Musically, Buks ranges from house influences on Gangster Party (where he samples Mousse T’s Ooh Song) to Via Stanger (which was inspired by Kano’s My Sound). And although he couldn’t clear a Stevie Wonder sample, tinges of the kwaito he grew up on creep up throughout Pegasus. But it’s still a hip hop album for the ages.
This album draws a figure that is unapologetic about being different – a kid who thrived at swim meets, played instruments like clarinet and recorder, played one palo and had a Tupac poster on his wall but wasn’t necessarily accepted by an in-crowd.
It also introduces us to a flawed man who taunts rappers who act tough because the cameras are in place and who talk only about the clothes they wear and the cars they drive but, on the same album, he also namedrops his fragrance and his expensive garb.
“That’s intentional,” Buks admits. “The material thing has been an interesting thing for me. I’ve always been the kind of person who likes nice things, but the older I’ve gotten, I’ve realised how that doesn’t mean as much to me as before. Now, if I lose these clothes for whatever reason, I know it’s just clothes.”
“It’s the cliche of growing up and realising what’s real. Some of these lyrics were written a while ago and I kept them in to show you the growth in my journey. The bigger message portrayed in Pegasus is don’t just flex, rather understand the bigger principles that exist in life.”
And that starts with the album title.
“Pegasus refers to the winged horse,” says Buks. “And the highest point on earth in Greek mythology is Mount Olympus. That would be your summit, your apex. One of the ways to get to Mount Olympus is with Pegasus. So, this album symbolises my starting point to get to Mount Olympus. This album is that journey.”
Of course, there are references to mythology, to legacy and gods (gods and sh#t [are] in my DNA/gods will never be erased, he raps) but not everything should be taken at face value.
“You know when you were a kid and you’d get asked who your role models are,” he asks me. “I’ve never had outside heroes. My heroes have always been my parents. I’ve always held them in high regard. Almost godlike. So when I say there are gods in my DNA, I’m refering to my parents.”
The styles Buks has birthed on this album are mostly authentic, save for a song called Rotate that is decidedly his most commercial. Not surprisngly, it was one of the last songs added to the album, shortly after he signed to major record company, Universal Music.
“Interestingly, when I got to Universal, I was producing for a bunch of people at the time,” Buks explains. “I was doing something for The Voice Nigeria’s winner and Themba (Mgcina) from Universal had an idea of me sampling more African material.”
“I played with a Fela Kuti Beasts of No Nation sample and made a beat.
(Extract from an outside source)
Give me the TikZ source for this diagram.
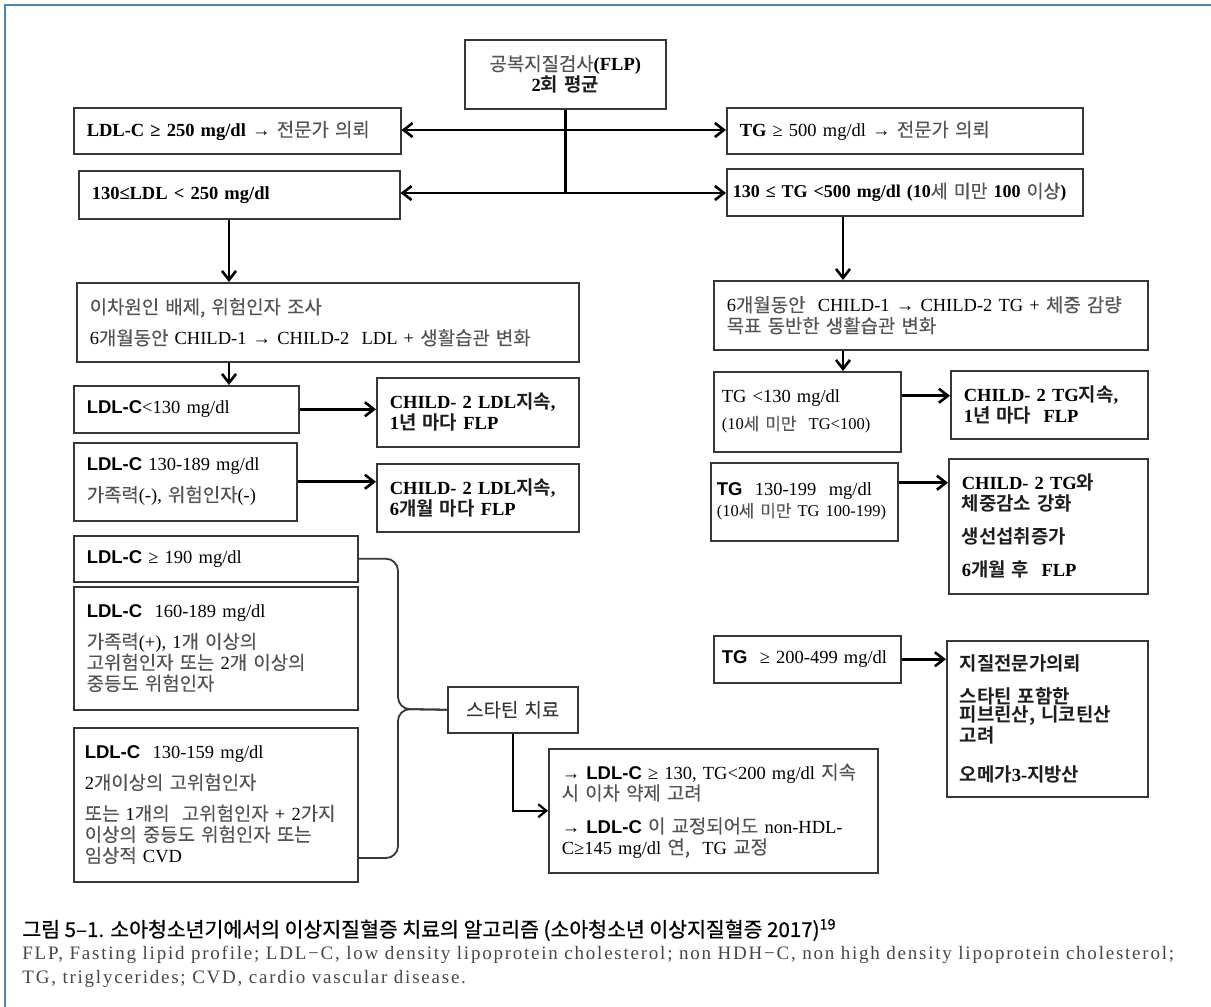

I recorded the Rotate hook – it wasn’t emotionally driven, it just sounded dope. Themba loved it. He said I should finish writing the song. I was at a point where I had been living in this bubble for so long and I finally let people hear some of the songs. Get some feedback.”
“Rotate was one of the songs I got feedback from – especially from the label people. It was probably the most … and I don’t want to use this word because it dumbs it down but this song was probably the most superficial song I’d written. But it doesn’t take away from the song being good. It’s just not as dense as the other songs.”
From the in-your-face Flex to the slowtwerk-inducing Dream Life, Pegasus is worth the listen. On the tongue-in-cheek Dream Life, Buks raps about wanting “money and power and mmmm.”
When I ask him what he really wants, he concludes: “Money buys you freedom to do whatever you want. That’s why it’s important to make money.”
“The main things I’d like to do are stamp my authority when it comes to music. My album isn’t what you hear in the South African music industry but I believe in my album enough that I’m willing to play the long game to convince people at every turn that this is an important album. But you need to listen to it first.”